Pero el sucesor de Alejandro IV, Urbano IV, tampoco lo tendría nada fácil con el libertinaje reinante en el clero. Es a este papa, o a alguien de su entorno, a quien se le ocurrió la idea de reunir a todas las prostitutas de Roma y ponerlas a trabajar en la capilla subterránea de la iglesia de Santa María, rodeadas de algunos de los más sagrados objetos de la Iglesia católica. Por supuesto, parte de sus ingresos iban destinados a las arcas papales. A esto se le llama proxenetismo organizado.
Por otra parte, el obispo Dietrich de Niems, hombre de confianza del papa Urbano IV, informaba a su santidad sobre a lo que los religiosos de Noruega e Islandia se dedicaban:
Cuando los obispos visitan dos veces por año a sus sacerdotes, llevan a sus amantes con ellos. Las mujeres no permiten que ellos partan sin su compañía, ya que los obispos son recibidos con magnificencia por los curas y por sus propias concubinas. Las amantes temen que los obispos encuentren que las concubinas de los sacerdotes son más hermosas que ellas, y estas les hagan demostraciones amorosas[180].
El propio legado papal, el obispo de Niems, informa escandalizado de que muchos religiosos de las tierras escandinavas asumen el derecho de jus primae noctis (ley de primera noche) y que corresponde solo al señor feudal. «Algún sacerdote tras oficiar la boda, ha exigido al esposo, y se le ha concedido, el derecho a dormir la primera noche, con la novia», relata el alto miembro de la curia. También escribe sobre el libertinaje de las monjas en los conventos escandinavos. «Muchas son víctimas de la lujuria de obispos, monjes y hermanos legos. Incluso las niñas nacidas de esa lujuria permanecen en los conventos, creando así una nueva generación de monjas perdidas». «Si cualquier mujer seglar cometiera alguna de las asquerosidades que estas monjas cometen, serían condenadas por ley a los mayores castigos de Dios», afirma Dietrich de Niems.
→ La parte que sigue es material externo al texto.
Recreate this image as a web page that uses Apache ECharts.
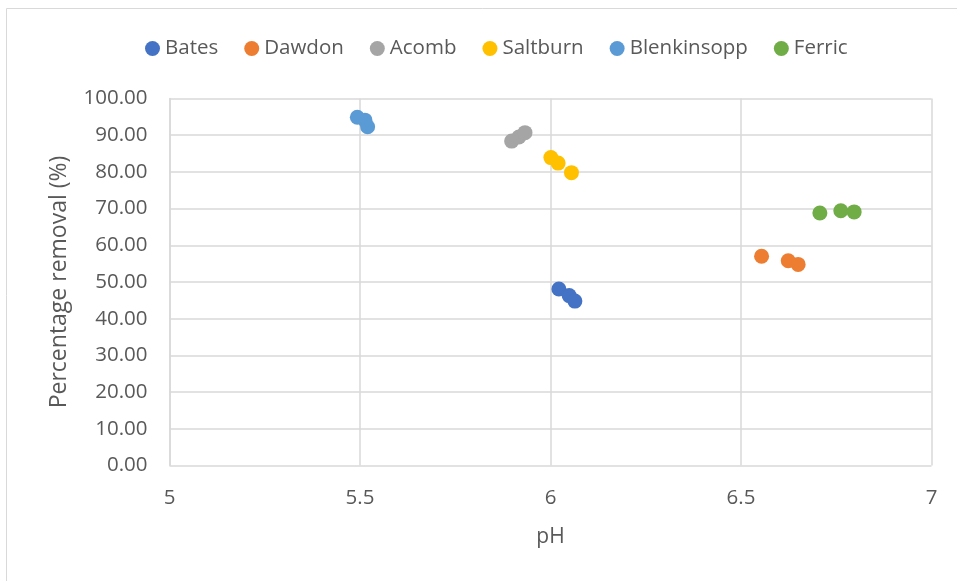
<!DOCTYPE html>
<html>
<head>
<meta charset="utf-8">
<script src="https://cdn.jsdelivr.net/npm/echarts@6/dist/echarts.min.js"></script>
<style>
  html, body { margin: 0; padding: 0; background: #fff; }
  #chart { width: 957px; height: 581px; }
</style>
</head>
<body>
<div id="chart"></div>
<script>
// series names, in legend order
const seriesNames = ['Bates', 'Dawdon', 'Acomb', 'Saltburn', 'Blenkinsopp', 'Ferric']
const seriesColors = ['#4472C4', '#ED7D31', '#A5A5A5', '#FFC000', '#5B9BD5', '#70AD47']

// [pH, percentage removal]
const bates = [[6.022, 48.1], [6.049, 46.3], [6.064, 44.8]]
const dawdon = [[6.554, 57.0], [6.624, 55.8], [6.650, 54.8]]
const acomb = [[5.898, 88.4], [5.917, 89.5], [5.933, 90.7]]
const saltburn = [[6.001, 83.9], [6.020, 82.4], [6.055, 79.8]]
const blenkinsopp = [[5.493, 94.9], [5.513, 94.1], [5.520, 92.3]]
const ferric = [[6.707, 68.8], [6.762, 69.4], [6.797, 69.1]]

const seriesData = [bates, dawdon, acomb, saltburn, blenkinsopp, ferric]

const textColor = '#595959'
const gridColor = '#D9D9D9'
const font = '"Open Sans", "Noto Sans", sans-serif'

const chart = echarts.init(document.getElementById('chart'))

chart.setOption({
  animation: false,
  textStyle: { fontFamily: font },
  graphic: [
    {
      type: 'rect',
      shape: { x: 6.5, y: 8.5, width: 980, height: 600 },
      style: { fill: 'none', stroke: gridColor, lineWidth: 1 },
      silent: true,
    },
  ],
  legend: {
    top: 33,
    left: 140,
    icon: 'circle',
    itemWidth: 15,
    itemHeight: 15,
    itemGap: 26,
    textStyle: { color: textColor, fontSize: 20.5, fontFamily: font },
    data: seriesNames,
  },
  grid: { left: 169.5, right: 25.5, top: 98.5, bottom: 115.5, containLabel: false },
  xAxis: {
    type: 'value',
    min: 5,
    max: 7,
    interval: 0.5,
    name: 'pH',
    nameLocation: 'middle',
    nameGap: 61,
    nameTextStyle: { color: textColor, fontSize: 21 },
    axisLine: { show: false },
    axisTick: { show: false },
    axisLabel: { color: textColor, fontSize: 20.5, margin: 22 },
    splitLine: { show: true, lineStyle: { color: gridColor, width: 1.5 } },
  },
  yAxis: {
    type: 'value',
    min: 0,
    max: 100,
    interval: 10,
    name: 'Percentage removal (%)',
    nameLocation: 'middle',
    nameGap: 99,
    nameTextStyle: { color: textColor, fontSize: 23 },
    axisLine: { show: true, lineStyle: { color: gridColor, width: 1.5 } },
    axisTick: { show: false },
    axisLabel: {
      color: textColor,
      fontSize: 20.5,
      margin: 22,
      formatter: (v) => v.toFixed(2),
    },
    splitLine: { show: true, lineStyle: { color: gridColor, width: 1.5 } },
  },
  series: seriesNames.map((name, i) => ({
    name,
    type: 'scatter',
    symbol: 'circle',
    symbolSize: 15,
    itemStyle: { color: seriesColors[i], opacity: 1 },
    data: seriesData[i],
  })),
})
</script>
</body>
</html>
La cuestión está en que a Urbano IV tampoco le parecía sorprendente esta situación y mucho menos cuando él mismo, antes de ser nombrado papa, había convivido con una mujer llamada Eva.
El 2 de octubre de 1264 muere Urbano IV, dejando la silla de Pedro al cardenal Guy Foulquois, quien elegiría el nombre de Clemente IV. Antes de ser ordenado, Clemente había estado casado y, fruto de esa unión, tenía dos hijas. Unas fuentes afirman que Foulquois se ordenó sacerdote cuando quedó viudo, mientras que otros investigadores dicen que el futuro papa Clemente IV aún estaba casado cuando, en 1261, Urbano IV lo nombró cardenal obispo de Sabina.
La muerte de este papa el 29 de noviembre de 1268 daría paso al llamado Interregno, que duraría tres años, hasta que en septiembre de 1271 fuera elegido Teobaldo Visconti, quien asumiría el papado bajo el nombre de Gregorio X. Este pontificado marcaría el inicio de los papas reformistas, pero también una nueva visión en lo que a la cuestión sexual se refiere, por lo menos dentro del clero.